Her widower was advised to bring a civil suit against those involved.

Photographer Steve Wallace has published, on Facebook, the following dramatic images of Sunday night’s event.

Jax Wall collapse 3

Jax Wall collapse 2

One reply on “Another section of Jack’s wall has collapsed”

  1. Patricia Jack-Bowman’s husband Alban was robbed of the right to sue for compensation by the ULP government. This was a most disgraceful matter Alban should have got unequivocal government support, instead for some warped reason the Jacks got that support. A matter of the victims being punished.
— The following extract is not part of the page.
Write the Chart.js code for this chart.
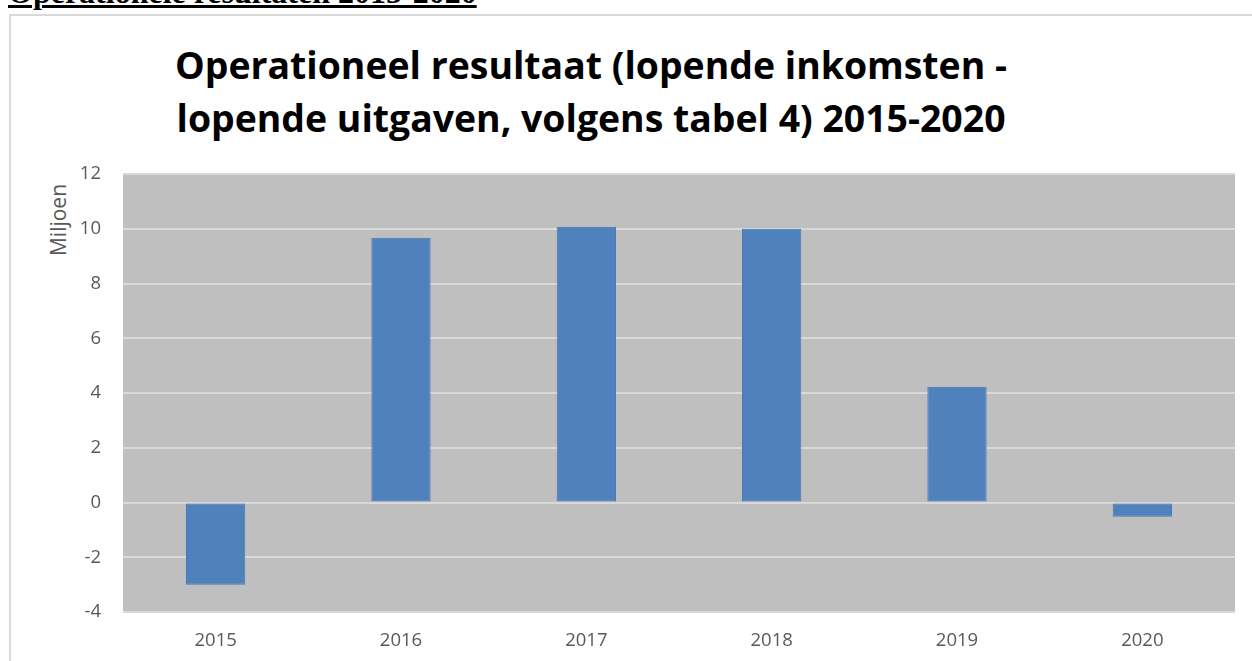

    The section of the wall which previously collapsed killing Patricia Jack-Bowman was rebuilt with poured concrete and steel to a special safe engineering standard. This piece of wall was the old stone structure which was unable to support the weight of the wet back-filled area. Any and every engineer should have know that the current collapse was imminent.

    The Jacks should now be made to pull the house down because that is unstable also, full of movement cracks. They might like to call them settlement cracks, they are not they are movement cracks. The house was built to industrial standards using ‘I’ section steel girders, so if it falls the house will most probably topple down the new cliff face in one twisted piece.

    It’s funny because I have been watching the wall and took a look only last week, there were cracks you could insert your arm into behind the vines, which hid those cracks. I am not the only one who knew about the cracks.

    Julian Francis has said that there is no threat to the road, there is. A section of the old stone wall still exists to a staunching which is part of the new wall. This section will fall into the road and also has major cracks next to the staunching where old meets new.